## Lab 13: Pyspark

Resilient distributed dataset (RDD)

- Dataset contains a collection of elements of any type
- Dataset can be partitioned and distributed across multiple nodes
- RDDs are immutable

Lazy evaluation

Spark will not load or transform data unless an action is performed

- Load file into RDD
- filter the RDD
- count the number of elements (load and filter happen now)

In [None]:
from pyspark import SparkContext
import random
sc = SparkContext(master="local")


In [None]:
data = sc.textFile('auto-data.csv')

In [None]:
#Returns the RDD as a list
data.collect() 

In [None]:
data.count()  #Number of lines in rdd

In [None]:
print(data.first()) #Prints first line
print()
print(data.take(5)) #Prints first 5 lines

## Transformations

- Perform operations on an RDD and create a new RDD
- Lazy evaluation
- Can be distributed across multiple nodes

### Map

newRDD = rdd.map(function)

- Result can be a different type

In [None]:
#Map and create a new RDD
tsvdata = data.map(lambda x: x.replace(',','\t'))
tsvdata.take(5)

### Filter

newRDD = rdd.filter(function)

- Filter an RDD to select elements that match a condition
- Result RDD smaller than original RDD
- Function should return true/false for each element

In [None]:
#Filter and create a new RDD
toyotadata = data.filter(lambda x: 'toyota' in x)
print(toyotadata.count())

### Set operations


In [None]:
words1 = sc.parallelize(['knees','weak','arms','heavy'])
words2 = sc.parallelize(['new','words','arms','knees'])

In [None]:
print(words1.union(words2).distinct().collect())

In [None]:
print(words1.intersection(words2).collect())

### Reduce

- Perform an operation across all elements of an RDD (sum, count, etc)
- Operation is a function with two inputs
- Function is called for every element in the RDD

rdd = [a,b,c,d,e] and function is f(x,y)

   - f(f(f(f(a,b),c),d),e)

In [None]:
newdata = sc.parallelize(range(10))
print(newdata.reduce(lambda x,y : x+y))

In [None]:
#Shortest line in RDD
line = data.reduce(lambda x,y: x if len(x) < len(y) else y)
print(line)

### Using functions

In [None]:
#Data Preprocessing
def preprocess(line):
    lis = line.split(',')
    
    #Convert doors to integer
    if lis[3] == 'two':
        lis[3] = '2'
    else:
        lis[3] = '4'
    
    #Convert drive to uppercase
    lis[5] = lis[5].upper()
    return ','.join(lis)

In [None]:
preprocessed_data = data.map(preprocess)
preprocessed_data.collect()

In [None]:
#Compute average miles per gallon (9th column)
def mpgavg(line):
    if isinstance(line,int):
        return line
    lis = line.split(',')
    
    if lis[9].isdigit():
        return int(lis[9])
    
    return 0 #Missing values

In [None]:
data.reduce(lambda x,y: mpgavg(x) + mpgavg(y)) / (data.count()-1)

### Shared variables

- __Broadcast variables__ are distributed to all workers, but are read-only.

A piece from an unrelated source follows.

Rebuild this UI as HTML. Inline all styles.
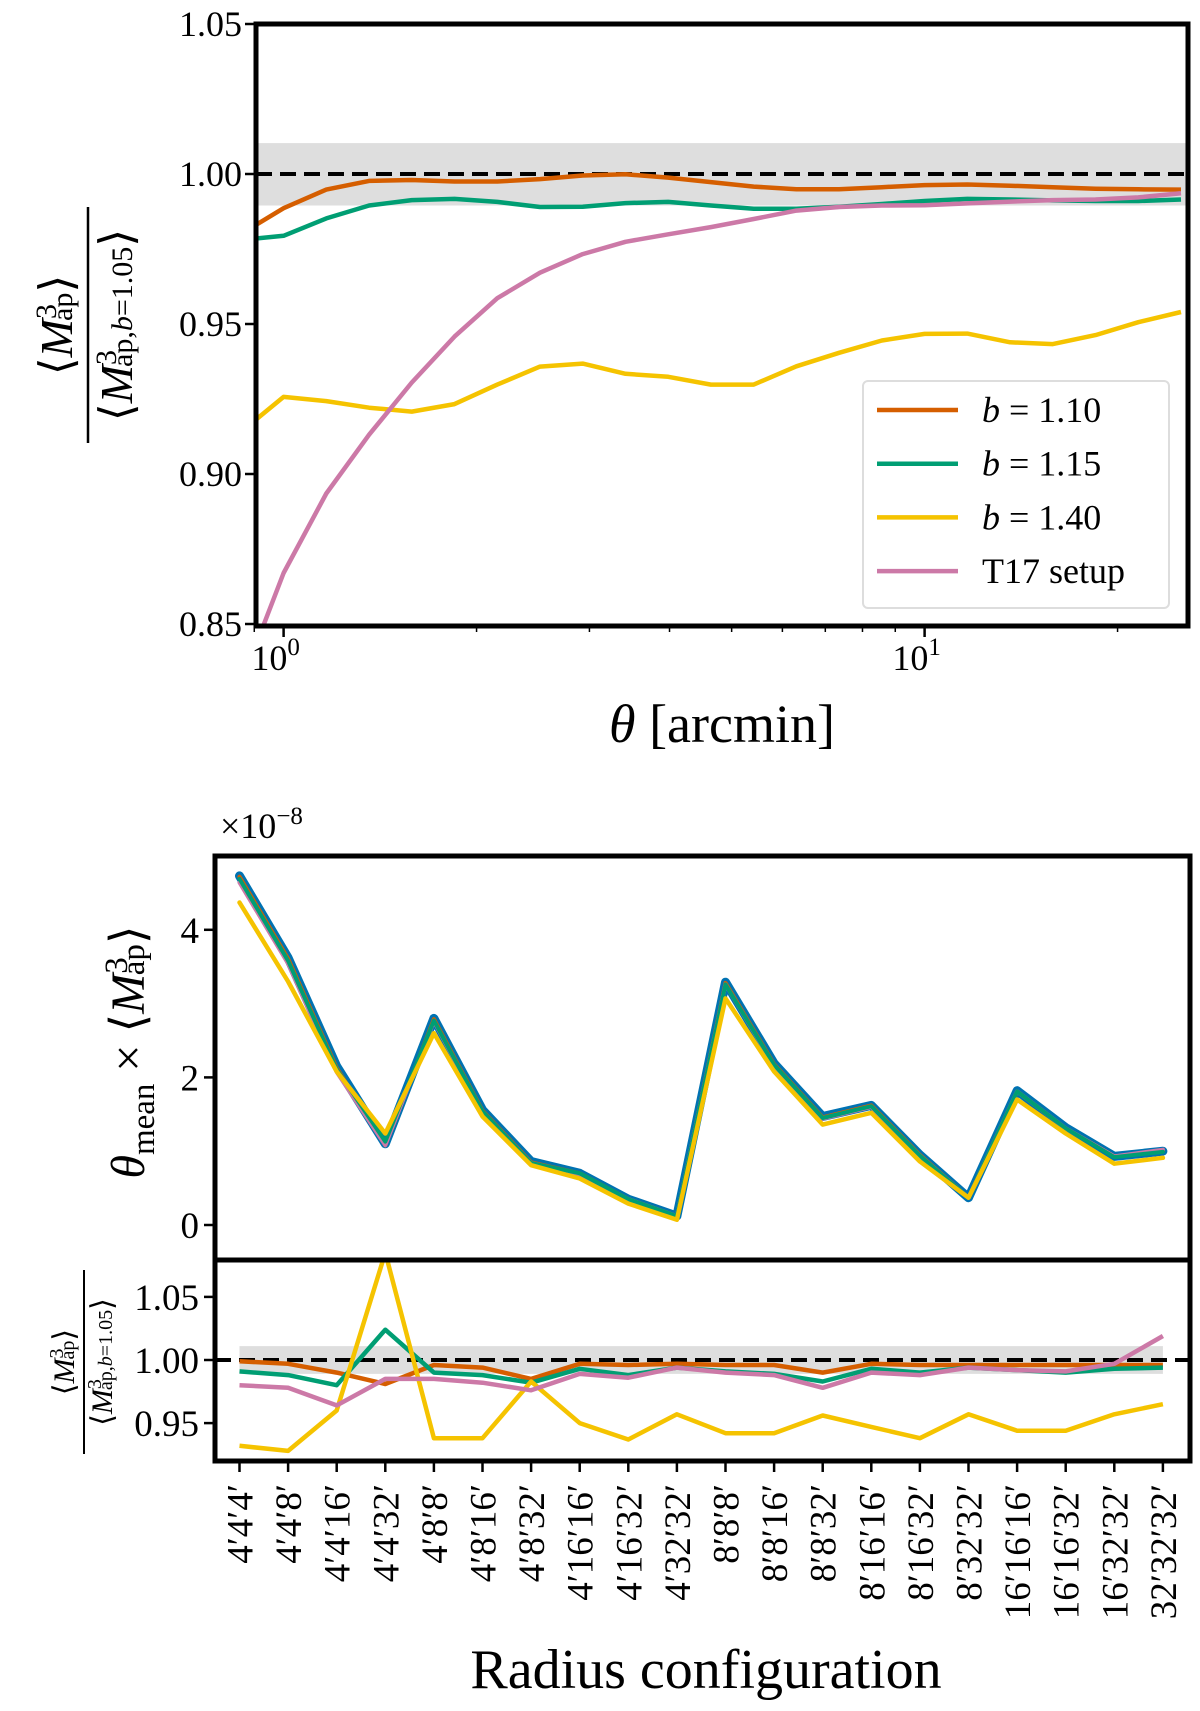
<!DOCTYPE html>
<html><head><meta charset="utf-8"><style>
body{margin:0;background:#fff;}
svg{display:block;font-family:"Liberation Serif",serif;}
</style></head><body>
<svg id="chart" width="1200" height="1711" viewBox="0 0 1200 1711"></svg>
<script>
// ---------- Top panel data ----------
const thetaLog = [-1,0,1,2,3,4,5,6,7,8,9,10,11,12,13,14,15,16,17,18,19,20,21]; // log10(theta)*15
const topB110 = [0.980,0.9886,0.9948,0.9977,0.9980,0.9975,0.9975,0.9983,0.9995,0.9999,0.9988,0.9973,0.9958,0.9949,0.9949,0.9956,0.9963,0.9965,0.9961,0.9956,0.9951,0.9949,0.9948];
const topB115 = [0.978,0.9794,0.9852,0.9895,0.9913,0.9917,0.9907,0.9890,0.9891,0.9903,0.9907,0.9895,0.9884,0.9884,0.9891,0.9900,0.9910,0.9917,0.9915,0.9912,0.9910,0.9910,0.9915];
const topB140 = [0.914,0.9257,0.9243,0.9221,0.9208,0.9233,0.9298,0.9358,0.9368,0.9334,0.9324,0.9298,0.9298,0.9359,0.9404,0.9445,0.9467,0.9468,0.9439,0.9433,0.9463,0.9506,0.9540];
const topT17 = [0.830,0.8670,0.8935,0.9131,0.9305,0.9458,0.9586,0.9671,0.9733,0.9774,0.9799,0.9823,0.9850,0.9878,0.9890,0.9895,0.9896,0.9902,0.9908,0.9913,0.9915,0.9922,0.9936];
const topYTicks = [0.85,0.90,0.95,1.00,1.05];
const topYTickLabels = ["0.85","0.90","0.95","1.00","1.05"];

// ---------- Bottom panels data ----------
const configs = ["4′4′4′","4′4′8′","4′4′16′","4′4′32′","4′8′8′","4′8′16′","4′8′32′","4′16′16′","4′16′32′","4′32′32′","8′8′8′","8′8′16′","8′8′32′","8′16′16′","8′16′32′","8′32′32′","16′16′16′","16′16′32′","16′32′32′","32′32′32′"];
const midB105 = [4.73,3.62,2.15,1.10,2.80,1.56,0.86,0.70,0.35,0.12,3.29,2.19,1.47,1.62,0.95,0.37,1.82,1.32,0.93,1.00];
const midB110 = [4.72,3.61,2.13,1.08,2.79,1.55,0.85,0.70,0.35,0.12,3.28,2.18,1.46,1.62,0.95,0.37,1.81,1.31,0.93,1.00];
const midB115 = [4.69,3.58,2.11,1.13,2.77,1.54,0.84,0.70,0.35,0.12,3.26,2.17,1.45,1.61,0.94,0.37,1.81,1.31,0.92,0.99];
const midT17 = [4.64,3.54,2.07,1.08,2.76,1.53,0.84,0.69,0.35,0.12,3.26,2.16,1.44,1.60,0.94,0.37,1.81,1.31,0.93,1.02];
const midB140 = [4.37,3.30,2.08,1.24,2.60,1.47,0.81,0.63,0.29,0.07,3.07,2.08,1.36,1.52,0.86,0.37,1.70,1.24,0.83,0.91];
const midYTicks = [0,2,4];
const lowB110 = [0.999,0.997,0.990,0.981,0.996,0.994,0.985,0.997,0.996,0.997,0.996,0.996,0.990,0.997,0.996,0.996,0.996,0.996,0.996,0.996];
const lowB115 = [0.991,0.988,0.980,1.024,0.990,0.988,0.982,0.993,0.988,0.994,0.991,0.989,0.983,0.993,0.990,0.994,0.992,0.990,0.993,0.994];
const lowT17 = [0.980,0.978,0.964,0.985,0.985,0.982,0.976,0.989,0.986,0.994,0.990,0.988,0.978,0.990,0.988,0.994,0.992,0.991,0.997,1.019];
const lowB140 = [0.932,0.928,0.960,1.085,0.938,0.938,0.983,0.950,0.937,0.957,0.942,0.942,0.956,0.947,0.938,0.957,0.944,0.944,0.957,0.965];
const lowYTicks = [0.95,1.00,1.05];
const lowYTickLabels = ["0.95","1.00","1.05"];

const C = {o:"#d55e00", g:"#009e73", y:"#f5c300", p:"#cc79a7", b:"#0072b2"};
const NS = "http://www.w3.org/2000/svg";
const svg = document.getElementById('chart');
function mk(tag, attrs, parent, text){
  const e = document.createElementNS(NS, tag);
  for (const k in attrs) e.setAttribute(k, attrs[k]);
  if (text !== undefined) e.textContent = text;
  (parent||svg).appendChild(e);
  return e;
}

// ===== TOP PANEL =====
const T = {l:256, r:1188, t:24, b:626};
const tx = v => 283.6 + (v/15) * 641;
const ty = v => T.t + (1.05 - v) * 3000;
const defs = mk('defs',{});
const cp1 = mk('clipPath',{id:'c1'},defs); mk('rect',{x:T.l,y:T.t,width:T.r-T.l,height:T.b-T.t},cp1);
const g1 = mk('g',{'clip-path':'url(#c1)'});


const band1 = mk('rect',{x:T.l,y:ty(1.0103),width:T.r-T.l,height:ty(0.9895)-ty(1.0103),fill:'#dedede'},g1);


const dash1 = mk('line',{x1:T.l,x2:T.r,y1:ty(1),y2:ty(1),stroke:'#000','stroke-width':4,'stroke-dasharray':'16,8'},g1);


function topLine(arr,col,name){
  const pts = arr.map((v,i)=>tx(thetaLog[i]).toFixed(1)+','+ty(v).toFixed(1)).join(' ');
  const pl = mk('polyline',{points:pts,fill:'none',stroke:col,'stroke-width':4.5,'stroke-linejoin':'round'},g1);
  
  
}
topLine(topB115,C.g,'line-b115');
topLine(topB110,C.o,'line-b110');
topLine(topB140,C.y,'line-b140');
topLine(topT17,C.p,'line-t17');
const f1 = mk('rect',{x:T.l,y:T.t,width:T.r-T.l,height:T.b-T.t,fill:'none',stroke:'#000','stroke-width':5});


topYTicks.forEach((v,i)=>{
  mk('line',{x1:T.l-11,x2:T.l,y1:ty(v),y2:ty(v),stroke:'#000','stroke-width':2.5});
  const t = mk('text',{x:T.l-14,y:ty(v)+12,'text-anchor':'end','font-size':36},svg,topYTickLabels[i]);
  
  
});
for (let d=0; d<=1; d++){
  for (let m=1; m<=9; m++){
    const lv = (d + Math.log10(m))*15;
    const x = tx(lv);
    if (x < T.l || x > T.r) continue;
    mk('line',{x1:x,x2:x,y1:T.b,y2:T.b+(m===1?11:6),stroke:'#000','stroke-width':m===1?2.5:1.5});
  }
}
mk('line',{x1:tx(Math.log10(0.9)*15),x2:tx(Math.log10(0.9)*15),y1:T.b,y2:T.b+6,stroke:'#000','stroke-width':1.5});
[[0,"0"],[15,"1"]].forEach(([lv,e])=>{
  const t = mk('text',{x:tx(lv)-8,y:670,'text-anchor':'middle','font-size':36},svg);
  
  
  mk('tspan',{},t,'10');
  mk('tspan',{dy:-15,'font-size':25},t,e);
});
const xt1 = mk('text',{x:722,y:742,'text-anchor':'middle','font-size':54},svg);


mk('tspan',{'font-style':'italic'},xt1,'θ');
mk('tspan',{},xt1,' [arcmin]');
const yl1 = mk('g',{transform:'translate(88,325) rotate(-90)'});


mk('line',{x1:-118,x2:118,y1:0,y2:0,stroke:'#000','stroke-width':2.5},yl1);
const n1 = mk('text',{x:0,y:-16,'text-anchor':'middle','font-size':46},yl1);
mk('tspan',{},n1,'⟨');mk('tspan',{'font-style':'italic'},n1,'M');mk('tspan',{dy:-16,'font-size':30},n1,'3');mk('tspan',{dy:16,dx:-17,'font-size':30},n1,'ap');mk('tspan',{},n1,'⟩');
const d1 = mk('text',{x:0,y:44,'text-anchor':'middle','font-size':46},yl1);
mk('tspan',{},d1,'⟨');mk('tspan',{'font-style':'italic'},d1,'M');mk('tspan',{dy:-16,'font-size':30},d1,'3');mk('tspan',{dy:16,dx:-17,'font-size':30},d1,'ap,');mk('tspan',{'font-size':30,'font-style':'italic'},d1,'b');mk('tspan',{'font-size':30},d1,'=1.05');mk('tspan',{},d1,'⟩');
const lg = mk('g',{});


mk('rect',{x:863,y:381,width:306,height:227,rx:5,fill:'#fff','fill-opacity':0.85,stroke:'#ddd','stroke-width':2},lg);
[[C.o,'1.10'],[C.g,'1.15'],[C.y,'1.40'],[C.p,null]].forEach(([c,l],i)=>{
  const y = 410 + i*53.7;
  const e = mk('g',{},lg);
  
  
  mk('line',{x1:877,x2:958,y1:y,y2:y,stroke:c,'stroke-width':4.5},e);
  const t = mk('text',{x:982,y:y+12,'font-size':36},e);
  if (l){ mk('tspan',{'font-style':'italic'},t,'b'); mk('tspan',{},t,' = '+l); }
  else t.textContent = 'T17 setup';
});

// ===== MIDDLE PANEL =====
const M = {l:215, r:1190, t:856, b:1260};
const cx = i => 239.5 + i*48.6;
const my = v => 1225 - v*73.8;
const cp2 = mk('clipPath',{id:'c2'},defs); mk('rect',{x:M.l,y:M.t,width:M.r-M.l,height:M.b-M.t},cp2);
const g2 = mk('g',{'clip-path':'url(#c2)'});


function midLine(arr,col,w,name){
  const pts = arr.map((v,i)=>cx(i).toFixed(1)+','+my(v).toFixed(1)).join(' ');
  const pl = mk('polyline',{points:pts,fill:'none',stroke:col,'stroke-width':w,'stroke-linejoin':'round','stroke-linecap':'round'},g2);
  
  
}
midLine(midB105,C.b,9,'line-mid-b105');
midLine(midB110,C.o,4,'line-mid-b110');
midLine(midT17,C.p,4,'line-mid-t17');
midLine(midB115,C.g,4,'line-mid-b115');
midLine(midB140,C.y,4.5,'line-mid-b140');
midYTicks.forEach(v=>{
  mk('line',{x1:M.l-11,x2:M.l,y1:my(v),y2:my(v),stroke:'#000','stroke-width':2.5});
  const t = mk('text',{x:M.l-16,y:my(v)+13,'text-anchor':'end','font-size':37},svg,String(v));
  
  
});
const ex = mk('text',{x:220,y:838,'font-size':36},svg);


mk('tspan',{},ex,'×10');mk('tspan',{dy:-14,'font-size':25},ex,'−8');
const yl2 = mk('g',{transform:'translate(144,1052) rotate(-90)'});


const t2 = mk('text',{x:0,y:0,'text-anchor':'middle','font-size':48},yl2);
mk('tspan',{'font-style':'italic'},t2,'θ');mk('tspan',{dy:10,'font-size':33},t2,'mean');mk('tspan',{dy:-10},t2,'  ×  ⟨');mk('tspan',{'font-style':'italic'},t2,'M');mk('tspan',{dy:-17,'font-size':33},t2,'3');mk('tspan',{dy:17,dx:-18,'font-size':33},t2,'ap');mk('tspan',{},t2,'⟩');

// ===== LOWER PANEL =====
const L = {l:215, r:1190, t:1260, b:1461};
const ly = v => 1360 - (v-1)*1262;
const cp3 = mk('clipPath',{id:'c3'},defs); mk('rect',{x:L.l,y:L.t,width:L.r-L.l,height:L.b-L.t},cp3);
const g3 = mk('g',{'clip-path':'url(#c3)'});


const band3 = mk('rect',{x:cx(0),y:ly(1.011),width:cx(configs.length-1)-cx(0),height:ly(0.989)-ly(1.011),fill:'#dedede'},g3);


const dash3 = mk('line',{x1:L.l,x2:L.r,y1:ly(1),y2:ly(1),stroke:'#000','stroke-width':4,'stroke-dasharray':'16,8'},g3);


function lowLine(arr,col,name){
  const pts = arr.map((v,i)=>cx(i).toFixed(1)+','+ly(v).toFixed(1)).join(' ');
  const pl = mk('polyline',{points:pts,fill:'none',stroke:col,'stroke-width':4.5,'stroke-linejoin':'round'},g3);
  
  
}
lowLine(lowB110,C.o,'line-low-b110');
lowLine(lowB115,C.g,'line-low-b115');
lowLine(lowB140,C.y,'line-low-b140');
lowLine(lowT17,C.p,'line-low-t17');
const f2 = mk('rect',{x:M.l,y:M.t,width:M.r-M.l,height:M.b-M.t,fill:'none',stroke:'#000','stroke-width':5});


const f3 = mk('rect',{x:L.l,y:L.t,width:L.r-L.l,height:L.b-L.t,fill:'none',stroke:'#000','stroke-width':5});


lowYTicks.forEach((v,i)=>{
  mk('line',{x1:L.l-11,x2:L.l,y1:ly(v),y2:ly(v),stroke:'#000','stroke-width':2.5});
  const t = mk('text',{x:L.l-16,y:ly(v)+13,'text-anchor':'end','font-size':37},svg,lowYTickLabels[i]);
  
  
});
configs.forEach((c,i)=>{
  mk('line',{x1:cx(i),x2:cx(i),y1:L.b,y2:L.b+11,stroke:'#000','stroke-width':2.5});
  const t = mk('text',{x:0,y:0,'text-anchor':'end','font-size':37,transform:`translate(${cx(i)+13},1484) rotate(-90)`},svg,c);
  
  
});
const xt3 = mk('text',{x:706,y:1688,'text-anchor':'middle','font-size':56},svg,'Radius configuration');


const yl3 = mk('g',{transform:'translate(84,1362) rotate(-90)'});


mk('line',{x1:-92,x2:92,y1:0,y2:0,stroke:'#000','stroke-width':2},yl3);
const n3 = mk('text',{x:0,y:-10,'text-anchor':'middle','font-size':30},yl3);
mk('tspan',{},n3,'⟨');mk('tspan',{'font-style':'italic'},n3,'M');mk('tspan',{dy:-11,'font-size':20},n3,'3');mk('tspan',{dy:11,dx:-11,'font-size':20},n3,'ap');mk('tspan',{},n3,'⟩');
const d3 = mk('text',{x:0,y:28,'text-anchor':'middle','font-size':30},yl3);
mk('tspan',{},d3,'⟨');mk('tspan',{'font-style':'italic'},d3,'M');mk('tspan',{dy:-11,'font-size':20},d3,'3');mk('tspan',{dy:11,dx:-11,'font-size':20},d3,'ap,');mk('tspan',{'font-size':20,'font-style':'italic'},d3,'b');mk('tspan',{'font-size':20},d3,'=1.05');mk('tspan',{},d3,'⟩');
</script>
</body></html>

These variables can be used as lookup tables or stopword lists.
- __Accumulators__ are variables that workers can “add” to using associative operations and are typically used as counters.

In [None]:
#Initialize accumulator
sedans = sc.accumulator(0)
hatchbacks = sc.accumulator(0)

#Initialize broadcast variables
stext = sc.broadcast('sedan')
htext = sc.broadcast('hatchback')

In [None]:
def split_lines(line):
    
    global sedans
    global hatchbacks
    
    if stext.value in line:
        sedans += 1
    if htext.value in line:
        hatchbacks += 1
    
    return line.split(',')

In [None]:
split_data = data.map(split_lines).count()

In [None]:
print(sedans, hatchbacks)

### SparkSQL

- Library that supports sql like data and operations
- Dataframe - Collections of data opganized as rows and columns

Operations supported by dataframes

- filter - filter data based on a condition
- join - join two dataframes based on a column value
- groupby - group data grames by specific column values

etc

In [None]:
from pyspark.sql import SQLContext
sqlcontext = SQLContext(sc)

In [None]:
emdf = sqlcontext.read.json('customerData.json')
emdf.show()

In [None]:
#SQL queries

emdf.select('name').show()

In [None]:
emdf.filter(emdf['age'] == 40).show()

In [None]:
emdf.groupBy('gender').count().show()